(Records with drawing code)

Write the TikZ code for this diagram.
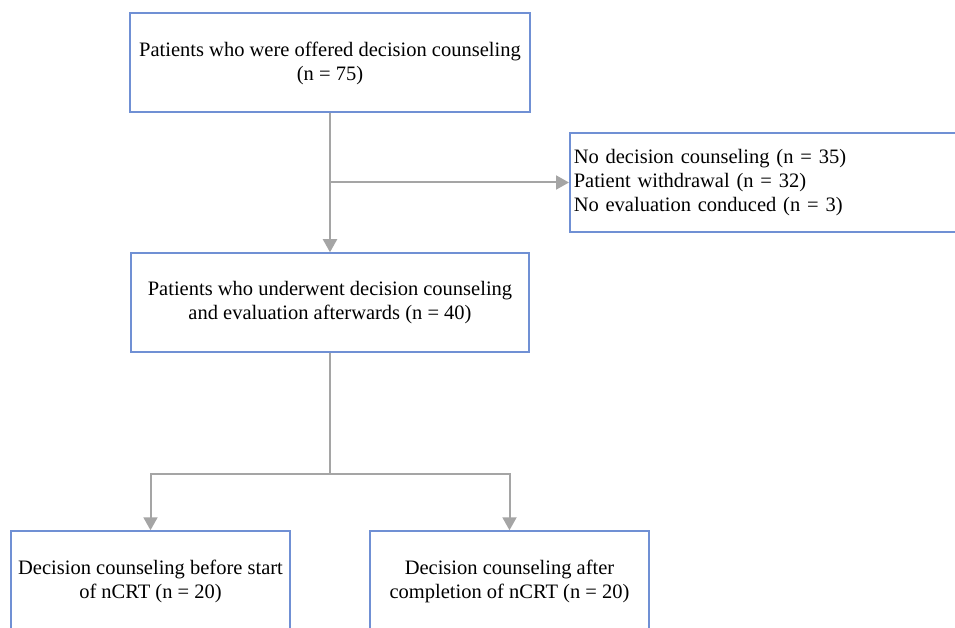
\documentclass[tikz,border=0pt]{standalone}
\usepackage{fontspec}
\setmainfont{Liberation Serif}
\usepackage{xcolor}
\usetikzlibrary{arrows.meta,calc}
\definecolor{BordeAzul}{RGB}{112,144,212}
\definecolor{GrisFlecha}{RGB}{165,165,165}

\begin{document}
\begin{tikzpicture}[x=1pt,y=-1pt,
  caja/.style={draw=BordeAzul,line width=1.5pt,inner sep=0pt,align=center,
    font=\fontsize{20.5}{23.6}\selectfont},
  flecha/.style={draw=GrisFlecha,line width=2pt,
    -{Triangle[width=14pt,length=13pt,fill=GrisFlecha]}},
  linea/.style={draw=GrisFlecha,line width=2pt}]
  \useasboundingbox (0,0) rectangle (955,628);
  \clip (0,0) rectangle (955,628);
  \node[caja,minimum width=400,minimum height=99] (ofrecidos) at (330,62.5)
    {\strut Patients who were offered decision counseling\\(n = 75)};
  \node[caja,anchor=west,minimum height=99,text width=392,inner xsep=4pt,align=left]
    (excluidos) at (569,182.5)
    {No decision counseling (n = 35)\\Patient withdrawal (n = 32)\\No evaluation conduced (n = 3)};
  \node[caja,minimum width=398,minimum height=99] (evaluados) at (330,302.5)
    {Patients who underwent decision counseling\\and evaluation afterwards (n = 40)};
  \node[caja,minimum width=279,minimum height=101] (antes) at (150.5,581.5)
    {Decision counseling before start\\of nCRT (n = 20)};
  \node[caja,minimum width=279,minimum height=101] (despues) at (509.5,581.5)
    {Decision counseling after\\completion of nCRT (n = 20)};
  % conectores
  \draw[flecha] (ofrecidos.south) -- (evaluados.north);
  \coordinate (rama) at (ofrecidos.south |- excluidos.west);
  \draw[flecha] (rama) -- (excluidos.west);
  \coordinate (division) at ($(evaluados.south)+(0,121)$);
  \draw[linea] (evaluados.south) -- (division);
  \draw[flecha] (division) -| (antes.north);
  \draw[flecha] (division) -| (despues.north);
\end{tikzpicture}
\end{document}
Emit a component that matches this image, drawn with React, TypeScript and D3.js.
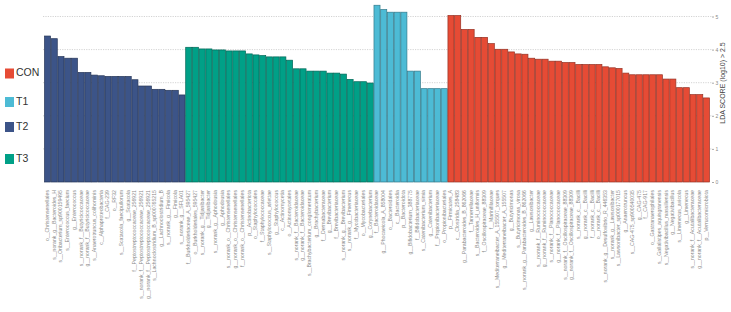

## Short exercise
Working from the material above, transcribe it exactly while omitting pictures.

## Exercise output
Write the TikZ code for this diagram.
\documentclass[tikz,border=0pt]{standalone}
\usepackage{fontspec}
\setmainfont{Liberation Serif}
\usepackage{xcolor}
\usetikzlibrary{arrows.meta,calc}
\definecolor{BordeAzul}{RGB}{112,144,212}
\definecolor{GrisFlecha}{RGB}{165,165,165}

\begin{document}
\begin{tikzpicture}[x=1pt,y=-1pt,
  caja/.style={draw=BordeAzul,line width=1.5pt,inner sep=0pt,align=center,
    font=\fontsize{20.5}{23.6}\selectfont},
  flecha/.style={draw=GrisFlecha,line width=2pt,
    -{Triangle[width=14pt,length=13pt,fill=GrisFlecha]}},
  linea/.style={draw=GrisFlecha,line width=2pt}]
  \useasboundingbox (0,0) rectangle (955,628);
  \clip (0,0) rectangle (955,628);
  \node[caja,minimum width=400,minimum height=99] (ofrecidos) at (330,62.5)
    {\strut Patients who were offered decision counseling\\(n = 75)};
  \node[caja,anchor=west,minimum height=99,text width=392,inner xsep=4pt,align=left]
    (excluidos) at (569,182.5)
    {No decision counseling (n = 35)\\Patient withdrawal (n = 32)\\No evaluation conduced (n = 3)};
  \node[caja,minimum width=398,minimum height=99] (evaluados) at (330,302.5)
    {Patients who underwent decision counseling\\and evaluation afterwards (n = 40)};
  \node[caja,minimum width=279,minimum height=101] (antes) at (150.5,581.5)
    {Decision counseling before start\\of nCRT (n = 20)};
  \node[caja,minimum width=279,minimum height=101] (despues) at (509.5,581.5)
    {Decision counseling after\\completion of nCRT (n = 20)};
  % conectores
  \draw[flecha] (ofrecidos.south) -- (evaluados.north);
  \coordinate (rama) at (ofrecidos.south |- excluidos.west);
  \draw[flecha] (rama) -- (excluidos.west);
  \coordinate (division) at ($(evaluados.south)+(0,121)$);
  \draw[linea] (evaluados.south) -- (division);
  \draw[flecha] (division) -| (antes.north);
  \draw[flecha] (division) -| (despues.north);
\end{tikzpicture}
\end{document}
Emit a component that matches this image, drawn with React, TypeScript and D3.js.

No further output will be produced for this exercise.